No Man’s Land Museum
The No Man’s Land Museum didn’t always have its own home. Early in the history of Oklahoma Panhandle State University, founders and local residents saw a need to capture, categorize, and display area history and archeology. The first man to recognize this need was Dr. Claude Fly, Head of the Science Department of Panhandle Agricultural and Mechanical College (PAMC) in 1931.
Dr. Fly realized that students needed interests outside the classroom and curried student interest in developing a museum from a few rocks, bones, specimens, and fossils collected by other professors and stored in the basement of Old Hesper Hall. Students took these items and displayed them on the second floor of Sewell-Loofbourrow in the spring of 1932. By 1938, rooms on the first and second floors of Hughes-Strong Hall’s north wing housed the 15,000 items of the museum and showcased the Oklahoma Panhandle’s history, geology, anthropology, art, and natural history. Separate rooms contained the library and work space.
The museum relocated to the second floor of Hughes-Strong Hall in 1939, and because the quarters were much smaller, some, like Oklahoma State Representative Wallace G. Hughes and Julius Cox, worked to secure state funding for a museum building. By 1940, the museum possessed 20,000 display items.

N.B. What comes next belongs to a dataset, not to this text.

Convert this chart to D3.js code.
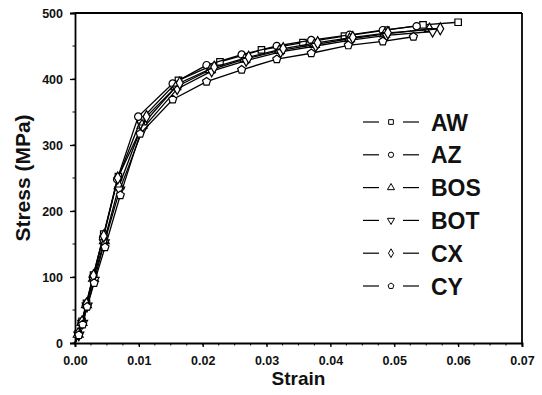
<!DOCTYPE html>
<html>
<head>
<meta charset="utf-8">
<script src="https://d3js.org/d3.v7.min.js"></script>
<style>
  body {margin:0; background:#fff;}
  svg {display:block;}
  text {font-family:'Liberation Sans',Arial,sans-serif; font-weight:bold; fill:#111;}
</style>
</head>
<body>
<svg id="chart"></svg>
<script>
// series (strain, stress in MPa)
const names=['AW','AZ','BOS','BOT','CX','CY'];
const symbols=['square','circle','triangle','triangleDown','diamond','pentagon'];
const strainAW=[0,0.0005,0.0011,0.0018,0.0029,0.0045,0.0068,0.0103,0.0162,0.0227,0.0292,0.0357,0.0422,0.0487,0.0545,0.0600];
const stressAW=[0,14,33,60,103,165,252,338,398,426,444,455,465,474,482,486];
const strainAZ=[0,0.0005,0.0010,0.0017,0.0028,0.0044,0.0066,0.0099,0.0153,0.0206,0.0261,0.0316,0.0370,0.0430,0.0482,0.0535];
const stressAZ=[0,12,30,57,100,160,248,343,393,421,437,450,459,467,474,480];
const strainBOS=[0,0.0005,0.0011,0.0018,0.0029,0.0046,0.0069,0.0105,0.0158,0.0212,0.0266,0.0320,0.0375,0.0430,0.0485,0.0555];
const stressBOS=[0,13,31,58,98,155,238,330,388,414,430,443,452,461,468,476];
const strainBOT=[0,0.0006,0.0012,0.0019,0.0030,0.0046,0.0070,0.0107,0.0160,0.0214,0.0268,0.0322,0.0377,0.0432,0.0488,0.0560];
const stressBOT=[0,12,30,56,95,152,232,326,385,412,428,441,450,459,466,472];
const strainCX=[0,0.0005,0.0011,0.0018,0.0029,0.0045,0.0067,0.0112,0.0164,0.0218,0.0272,0.0326,0.0380,0.0435,0.0490,0.0572];
const stressCX=[0,14,32,59,102,162,250,343,394,418,433,446,455,463,470,476];
const strainCY=[0,0.0006,0.0012,0.0019,0.0030,0.0047,0.0071,0.0102,0.0153,0.0206,0.0261,0.0316,0.0370,0.0428,0.0482,0.0530];
const stressCY=[0,12,28,55,91,145,224,317,369,396,414,430,439,451,457,464];
const strains=[strainAW,strainAZ,strainBOS,strainBOT,strainCX,strainCY];
const stresses=[stressAW,stressAZ,stressBOS,stressBOT,stressCX,stressCY];
const xTicks=[0,0.01,0.02,0.03,0.04,0.05,0.06,0.07];
const yTicks=[0,100,200,300,400,500];

const W=542,H=395;
const margin={top:13,right:20,bottom:52,left:75};
const x=d3.scaleLinear().domain([0,0.07]).range([margin.left,W-margin.right]);
const y=d3.scaleLinear().domain([0,500]).range([H-margin.bottom,margin.top]);

const svg=d3.select('#chart').attr('width',W).attr('height',H);

// custom symbol types
const triDown={draw(ctx,size){
  const h=Math.sqrt(size*4/Math.sqrt(3))/2;
  ctx.moveTo(-h,-h*0.58); ctx.lineTo(h,-h*0.58); ctx.lineTo(0,h*1.15); ctx.closePath();}};
const penta={draw(ctx,size){
  const r=Math.sqrt(size/2.38);
  for(let i=0;i<5;i++){const a=-Math.PI/2+i*2*Math.PI/5;
    i?ctx.lineTo(r*Math.cos(a),r*Math.sin(a)):ctx.moveTo(r*Math.cos(a),r*Math.sin(a));}
  ctx.closePath();}};
const symType={square:d3.symbolSquare,circle:d3.symbolCircle,triangle:d3.symbolTriangle,
  triangleDown:triDown,diamond:d3.symbolDiamond,pentagon:penta};

// axes
const xMinor=d3.range(0,0.0701,0.0025);
const yMinor=d3.range(0,501,50);
const g=svg.append('g');
g.selectAll('.xm').data(xMinor).join('line')
  .attr('x1',d=>x(d)).attr('x2',d=>x(d)).attr('y1',y(0)).attr('y2',y(0)+2.5)
  .attr('stroke','#000').attr('stroke-width',1);
g.selectAll('.ym').data(yMinor).join('line')
  .attr('y1',d=>y(d)).attr('y2',d=>y(d)).attr('x1',x(0)).attr('x2',x(0)-2.5)
  .attr('stroke','#000').attr('stroke-width',1);

const xAxis=svg.append('g').attr('transform','translate(0,'+y(0)+')')
  .call(d3.axisBottom(x).tickValues(xTicks).tickFormat(d3.format('.2f')).tickSize(4).tickPadding(9));
const yAxis=svg.append('g').attr('transform','translate('+x(0)+',0)')
  .call(d3.axisLeft(y).tickValues(yTicks).tickSize(5).tickPadding(7));
[xAxis,yAxis].forEach(a=>{
  a.select('.domain').attr('stroke','#000').attr('stroke-width',1.8);
  a.selectAll('.tick line').attr('stroke','#000').attr('stroke-width',1.3);
  a.selectAll('.tick text').style('font-size','12.5px').attr('fill','#111');
});
// frame top/right
svg.append('line').attr('x1',x(0)).attr('x2',x(0.07)).attr('y1',y(500)).attr('y2',y(500))
  .attr('stroke','#000').attr('stroke-width',1.8);
svg.append('line').attr('x1',x(0.07)).attr('x2',x(0.07)).attr('y1',y(500)).attr('y2',y(0))
  .attr('stroke','#000').attr('stroke-width',1.8);

// curves
const line=d3.line().x(d=>x(d[0])).y(d=>y(d[1]));
names.forEach((n,i)=>{
  const pts=strains[i].map((s,j)=>[s,stresses[i][j]]);
  svg.append('path').datum(pts).attr('d',line)
    .attr('fill','none').attr('stroke','#000').attr('stroke-width',1.3);
  svg.append('g').selectAll('path').data(pts.filter(p=>p[1]>0)).join('path')
    .attr('transform',p=>'translate('+x(p[0])+','+y(p[1])+')')
    .attr('d',d3.symbol().type(symType[symbols[i]]).size(42))
    .attr('fill','#fff').attr('stroke','#000').attr('stroke-width',1.2);
});

// legend
const leg=svg.append('g').attr('transform','translate(363,122)');
names.forEach((n,i)=>{
  const r=leg.append('g').attr('transform','translate(0,'+(i*32.8)+')');
  r.append('line').attr('x1',0).attr('x2',16).attr('stroke','#000').attr('stroke-width',1.2);
  r.append('line').attr('x1',40).attr('x2',56).attr('stroke','#000').attr('stroke-width',1.2);
  r.append('path').attr('transform','translate(28,0)')
    .attr('d',d3.symbol().type(symType[symbols[i]]).size(22))
    .attr('fill','#fff').attr('stroke','#000').attr('stroke-width',1);
  r.append('text').attr('x',68).attr('y',8.5).style('font-size','23px').text(n);
});

// axis titles
svg.append('text').attr('x',(x(0)+x(0.07))/2).attr('y',385)
  .attr('text-anchor','middle').style('font-size','19px').text('Strain');
svg.append('text').attr('transform','translate(30,'+(y(250))+') rotate(-90)')
  .attr('text-anchor','middle').style('font-size','21px').text('Stress (MPa)');
</script>
</body>
</html>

At the close of the 1940’s, even voices in downstate Oklahoma, like R. G. Miller, associate editor of The Daily Oklahoman, urged the Oklahoma State Historical Association to build a museum for the Oklahoma Panhandle on the campus of PAMC. Alumnus and Oklahoma State Senator Leon B. Field of Texhoma and Senator Dwight Leonard of Beaver took the lead and sponsored legislation for $30,000 in state funds to help construct a museum building projected to cost $60,000. Other monies came from generous donors and members of the No Man’s Land Historical Society. Boss Neff, longtime museum and university supporter, spearheaded the fundraising efforts and drew up initial blueprints for the building. That adobe-style structure which never came to fruition was to sit south of the president’s home.
The museum, built east of campus on a plot of land donated by PAMC, was dedicated and celebrated with a BBQ on October 3, 1951; the dedication speech came from the first champion of the museum, Dr. Claude Fly. Students in PAMC industrial arts classes and campus maintenance personnel built many of the display cases and cabinets. In 1947, Nolan McWhirter became the museum’s curator until Dr. Harold Kachel assumed that position during the 1950’s. From 1993 until his death in 2003, Dr. Ken Turner served as the curator; then, in 2005, Ms. Debbie Colson accepted that role.
Senator Field, in 1969, secured $40,000 from the State of Oklahoma’s Department of Tourism to renovate the museum in 1970 under the direction of a Guymon, Oklahoma, contracting company, Carter and Johnson. Field also sponsored a legislative grant for $25,000 to build the 2,000 square-foot addition. Six years later, Field pushed for a $22,000 state appropriation for museum repairs.